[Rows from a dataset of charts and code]
*-*-*

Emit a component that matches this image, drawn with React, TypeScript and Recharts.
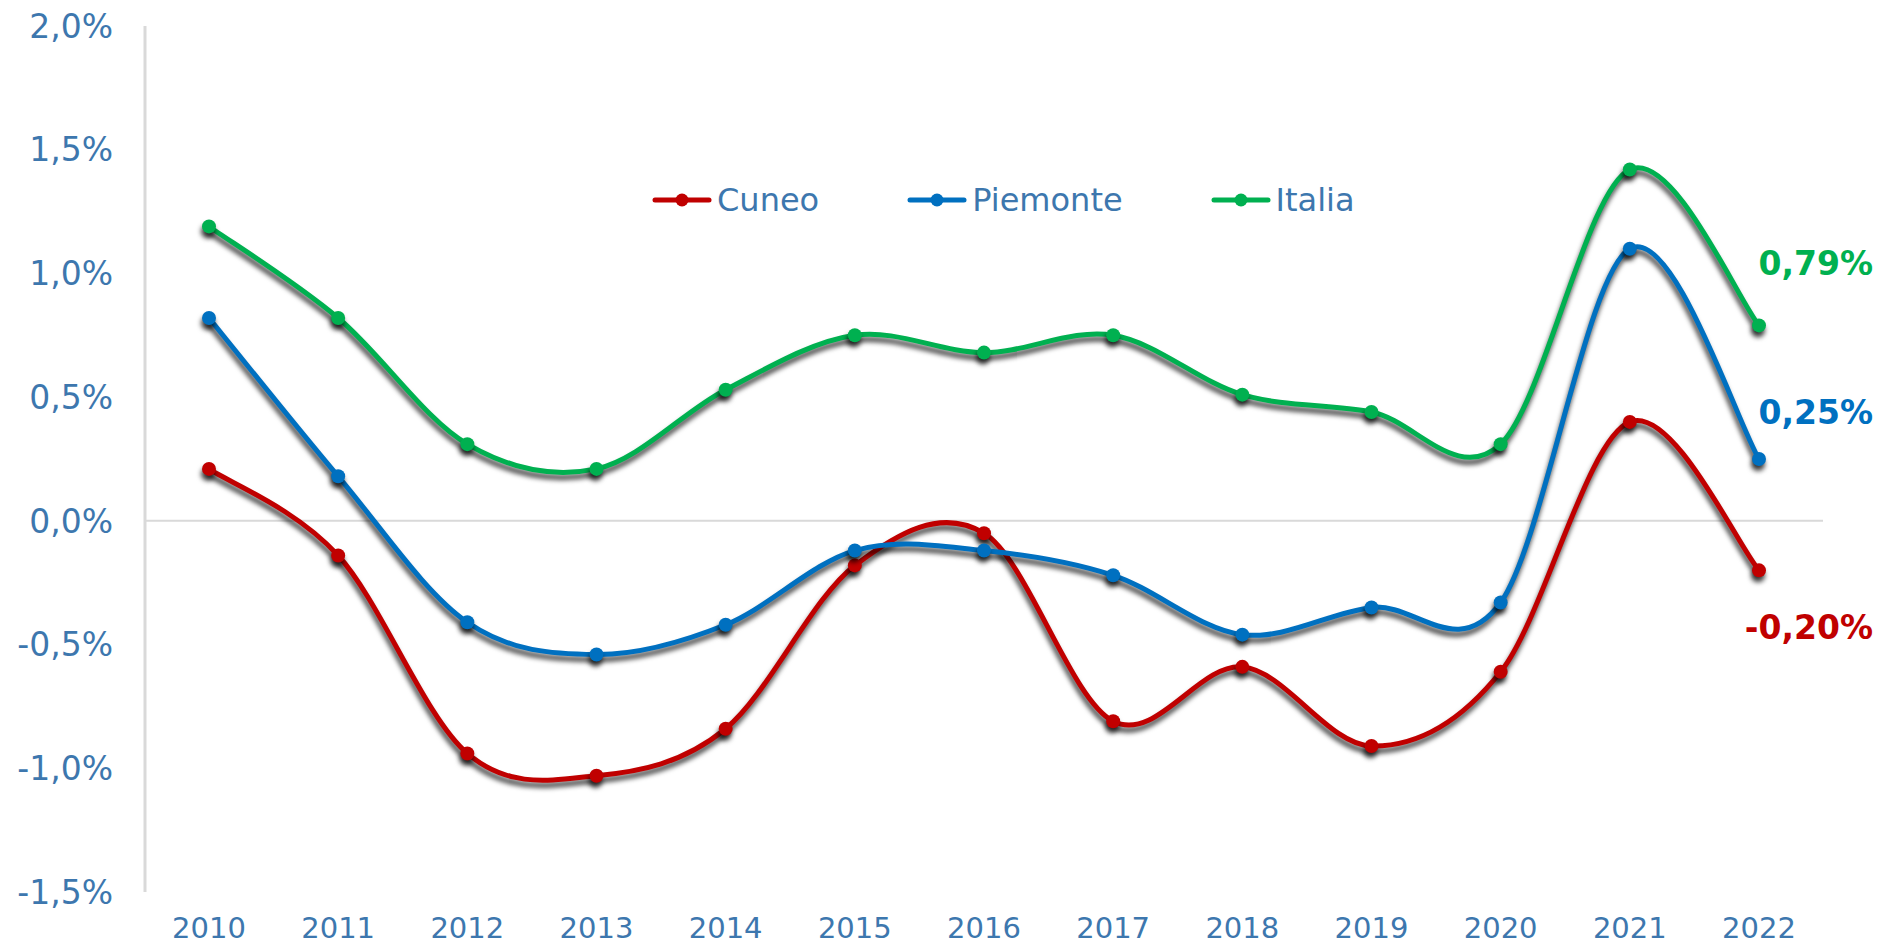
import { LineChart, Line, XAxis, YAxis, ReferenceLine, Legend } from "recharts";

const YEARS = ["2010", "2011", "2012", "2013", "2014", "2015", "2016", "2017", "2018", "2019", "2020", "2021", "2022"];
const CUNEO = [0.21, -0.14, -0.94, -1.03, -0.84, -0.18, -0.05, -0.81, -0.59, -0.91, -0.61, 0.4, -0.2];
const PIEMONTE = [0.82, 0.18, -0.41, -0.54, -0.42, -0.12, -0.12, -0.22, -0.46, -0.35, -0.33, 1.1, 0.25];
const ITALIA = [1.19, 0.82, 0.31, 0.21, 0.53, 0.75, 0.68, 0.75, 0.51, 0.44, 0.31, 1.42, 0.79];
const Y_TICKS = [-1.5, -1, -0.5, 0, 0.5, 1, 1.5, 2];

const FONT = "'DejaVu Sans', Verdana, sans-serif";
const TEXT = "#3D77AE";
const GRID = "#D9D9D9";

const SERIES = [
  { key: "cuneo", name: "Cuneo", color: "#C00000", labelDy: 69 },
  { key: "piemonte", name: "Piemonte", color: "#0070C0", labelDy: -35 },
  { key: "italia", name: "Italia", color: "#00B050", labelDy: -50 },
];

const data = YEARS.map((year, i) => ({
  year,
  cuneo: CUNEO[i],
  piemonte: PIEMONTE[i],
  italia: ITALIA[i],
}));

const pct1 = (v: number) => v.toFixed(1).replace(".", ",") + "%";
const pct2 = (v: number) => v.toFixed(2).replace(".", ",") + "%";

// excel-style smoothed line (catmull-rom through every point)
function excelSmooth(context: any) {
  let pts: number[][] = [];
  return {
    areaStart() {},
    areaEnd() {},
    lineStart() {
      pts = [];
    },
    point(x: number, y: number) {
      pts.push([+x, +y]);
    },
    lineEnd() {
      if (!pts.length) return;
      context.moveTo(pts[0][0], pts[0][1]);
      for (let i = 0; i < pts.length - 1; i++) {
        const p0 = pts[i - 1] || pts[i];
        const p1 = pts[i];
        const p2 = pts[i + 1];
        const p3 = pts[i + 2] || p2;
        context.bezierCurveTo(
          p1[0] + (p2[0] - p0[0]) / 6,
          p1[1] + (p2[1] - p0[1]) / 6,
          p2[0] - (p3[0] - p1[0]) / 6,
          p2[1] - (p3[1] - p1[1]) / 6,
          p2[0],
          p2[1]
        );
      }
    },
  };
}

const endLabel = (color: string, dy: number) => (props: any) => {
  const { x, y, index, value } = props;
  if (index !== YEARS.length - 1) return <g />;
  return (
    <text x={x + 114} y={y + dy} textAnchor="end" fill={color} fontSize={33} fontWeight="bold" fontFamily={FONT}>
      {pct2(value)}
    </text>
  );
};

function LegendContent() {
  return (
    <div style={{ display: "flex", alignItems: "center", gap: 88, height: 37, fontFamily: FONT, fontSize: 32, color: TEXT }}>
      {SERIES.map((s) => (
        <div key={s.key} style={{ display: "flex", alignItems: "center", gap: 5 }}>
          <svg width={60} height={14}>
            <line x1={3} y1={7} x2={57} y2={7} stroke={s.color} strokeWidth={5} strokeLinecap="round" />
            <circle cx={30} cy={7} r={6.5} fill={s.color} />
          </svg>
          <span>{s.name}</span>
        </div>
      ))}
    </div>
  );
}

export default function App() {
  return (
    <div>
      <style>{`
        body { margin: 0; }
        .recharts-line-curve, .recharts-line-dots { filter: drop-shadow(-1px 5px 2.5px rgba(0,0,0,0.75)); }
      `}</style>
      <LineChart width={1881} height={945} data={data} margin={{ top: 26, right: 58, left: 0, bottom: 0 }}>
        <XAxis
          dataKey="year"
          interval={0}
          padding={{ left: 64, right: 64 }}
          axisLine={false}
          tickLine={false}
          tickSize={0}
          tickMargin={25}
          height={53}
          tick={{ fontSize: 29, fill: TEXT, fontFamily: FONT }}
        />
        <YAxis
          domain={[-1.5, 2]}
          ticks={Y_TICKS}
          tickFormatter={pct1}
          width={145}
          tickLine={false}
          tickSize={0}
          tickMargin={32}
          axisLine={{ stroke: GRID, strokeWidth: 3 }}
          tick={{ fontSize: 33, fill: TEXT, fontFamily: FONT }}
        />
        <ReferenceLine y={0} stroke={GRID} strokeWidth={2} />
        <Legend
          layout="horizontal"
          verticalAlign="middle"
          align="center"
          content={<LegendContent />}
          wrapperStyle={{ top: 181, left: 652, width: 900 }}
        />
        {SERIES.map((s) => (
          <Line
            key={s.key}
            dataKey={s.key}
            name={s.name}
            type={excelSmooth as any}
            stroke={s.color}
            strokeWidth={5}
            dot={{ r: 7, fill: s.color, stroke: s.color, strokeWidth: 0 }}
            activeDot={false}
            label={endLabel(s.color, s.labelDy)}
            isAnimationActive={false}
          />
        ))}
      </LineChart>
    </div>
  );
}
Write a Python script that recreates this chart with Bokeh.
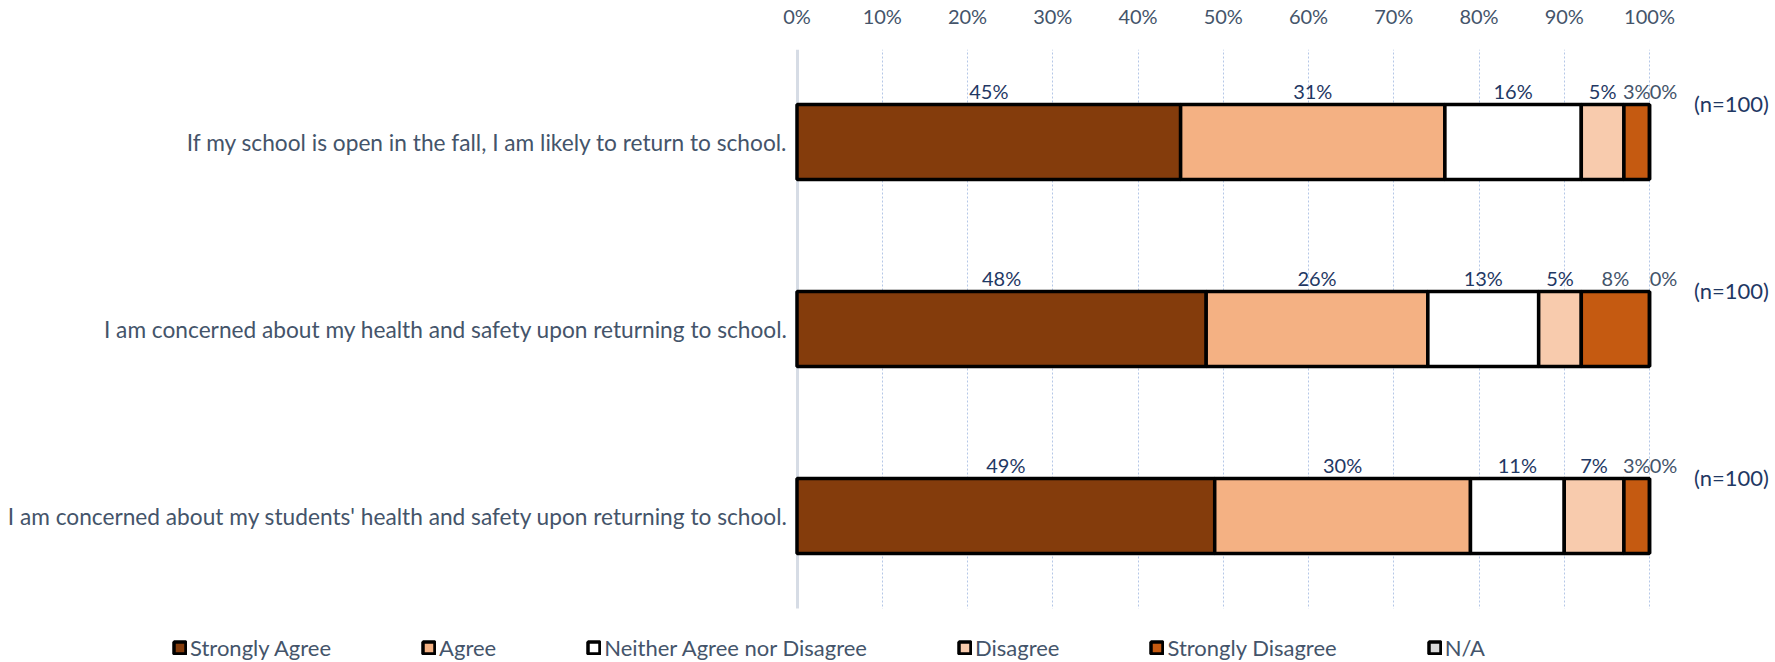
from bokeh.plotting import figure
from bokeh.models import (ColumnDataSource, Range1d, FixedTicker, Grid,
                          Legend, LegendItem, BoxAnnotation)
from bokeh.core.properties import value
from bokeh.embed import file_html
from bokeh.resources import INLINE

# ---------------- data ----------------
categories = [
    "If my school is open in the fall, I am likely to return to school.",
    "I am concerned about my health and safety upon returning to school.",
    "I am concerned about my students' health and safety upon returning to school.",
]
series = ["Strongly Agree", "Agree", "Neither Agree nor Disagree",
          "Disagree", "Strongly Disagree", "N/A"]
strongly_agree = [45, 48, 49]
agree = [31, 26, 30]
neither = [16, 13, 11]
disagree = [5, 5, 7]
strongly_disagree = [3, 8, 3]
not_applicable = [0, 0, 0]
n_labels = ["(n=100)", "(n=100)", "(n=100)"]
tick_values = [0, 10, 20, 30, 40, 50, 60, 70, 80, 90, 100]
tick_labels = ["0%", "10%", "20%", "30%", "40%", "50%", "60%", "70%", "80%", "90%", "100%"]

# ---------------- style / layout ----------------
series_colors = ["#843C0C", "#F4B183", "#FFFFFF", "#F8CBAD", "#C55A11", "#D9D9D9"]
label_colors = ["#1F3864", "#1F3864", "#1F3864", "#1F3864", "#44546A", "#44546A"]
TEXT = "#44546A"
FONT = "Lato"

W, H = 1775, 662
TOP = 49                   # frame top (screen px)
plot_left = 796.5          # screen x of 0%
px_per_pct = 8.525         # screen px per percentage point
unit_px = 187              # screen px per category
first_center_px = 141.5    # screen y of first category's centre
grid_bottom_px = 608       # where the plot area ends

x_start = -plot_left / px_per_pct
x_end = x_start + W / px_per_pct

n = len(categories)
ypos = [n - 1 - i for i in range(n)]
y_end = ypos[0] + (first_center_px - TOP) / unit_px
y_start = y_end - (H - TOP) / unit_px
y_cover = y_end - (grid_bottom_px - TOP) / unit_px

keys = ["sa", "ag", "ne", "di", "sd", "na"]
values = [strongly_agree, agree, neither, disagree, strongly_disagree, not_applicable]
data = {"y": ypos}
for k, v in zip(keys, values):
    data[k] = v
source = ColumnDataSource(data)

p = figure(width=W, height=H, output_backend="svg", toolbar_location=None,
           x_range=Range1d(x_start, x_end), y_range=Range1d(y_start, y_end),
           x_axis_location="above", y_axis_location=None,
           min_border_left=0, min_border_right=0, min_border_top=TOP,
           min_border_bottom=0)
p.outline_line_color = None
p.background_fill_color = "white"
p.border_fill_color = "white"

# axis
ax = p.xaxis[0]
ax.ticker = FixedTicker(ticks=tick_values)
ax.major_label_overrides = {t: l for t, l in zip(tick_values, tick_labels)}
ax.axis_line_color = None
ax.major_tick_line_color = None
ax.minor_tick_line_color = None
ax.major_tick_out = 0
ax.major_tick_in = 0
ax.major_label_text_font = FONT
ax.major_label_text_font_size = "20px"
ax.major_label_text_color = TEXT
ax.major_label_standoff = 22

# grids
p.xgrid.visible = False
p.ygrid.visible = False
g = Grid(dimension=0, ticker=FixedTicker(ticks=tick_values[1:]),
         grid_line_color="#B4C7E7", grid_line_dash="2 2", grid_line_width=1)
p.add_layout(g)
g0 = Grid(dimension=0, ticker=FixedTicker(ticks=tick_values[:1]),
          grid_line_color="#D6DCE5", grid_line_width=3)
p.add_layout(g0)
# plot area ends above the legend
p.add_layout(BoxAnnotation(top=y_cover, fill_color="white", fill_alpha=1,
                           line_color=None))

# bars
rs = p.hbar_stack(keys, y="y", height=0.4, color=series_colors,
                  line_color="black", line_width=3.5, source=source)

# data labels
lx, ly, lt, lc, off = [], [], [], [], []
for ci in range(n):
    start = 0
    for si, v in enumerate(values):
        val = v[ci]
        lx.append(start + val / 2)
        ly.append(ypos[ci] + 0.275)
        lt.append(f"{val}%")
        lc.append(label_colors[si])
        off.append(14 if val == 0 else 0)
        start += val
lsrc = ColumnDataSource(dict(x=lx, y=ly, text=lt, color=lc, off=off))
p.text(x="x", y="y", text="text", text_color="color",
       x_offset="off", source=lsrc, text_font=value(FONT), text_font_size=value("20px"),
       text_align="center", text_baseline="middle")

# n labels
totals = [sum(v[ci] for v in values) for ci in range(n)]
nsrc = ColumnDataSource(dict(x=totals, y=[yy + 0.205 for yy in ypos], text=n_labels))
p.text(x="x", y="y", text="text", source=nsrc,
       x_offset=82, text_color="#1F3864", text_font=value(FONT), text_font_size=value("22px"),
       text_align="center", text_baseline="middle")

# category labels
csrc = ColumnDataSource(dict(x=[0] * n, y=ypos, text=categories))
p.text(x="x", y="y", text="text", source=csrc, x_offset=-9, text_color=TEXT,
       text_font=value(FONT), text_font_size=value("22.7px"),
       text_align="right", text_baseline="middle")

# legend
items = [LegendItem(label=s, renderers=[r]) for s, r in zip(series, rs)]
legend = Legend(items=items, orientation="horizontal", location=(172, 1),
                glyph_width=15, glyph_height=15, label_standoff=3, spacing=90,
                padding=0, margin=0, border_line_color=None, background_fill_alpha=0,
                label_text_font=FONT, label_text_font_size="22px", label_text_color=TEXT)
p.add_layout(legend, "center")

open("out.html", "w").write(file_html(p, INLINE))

*-*-*

Stated goal: Restate exactly, please, only the lines between the start of the data and the line containing "YAxis, ReferenceLine, Legend", both ends included, skipping the pictures.

Problem solution:
Emit a component that matches this image, drawn with React, TypeScript and Recharts.
import { LineChart, Line, XAxis, YAxis, ReferenceLine, Legend } from "recharts";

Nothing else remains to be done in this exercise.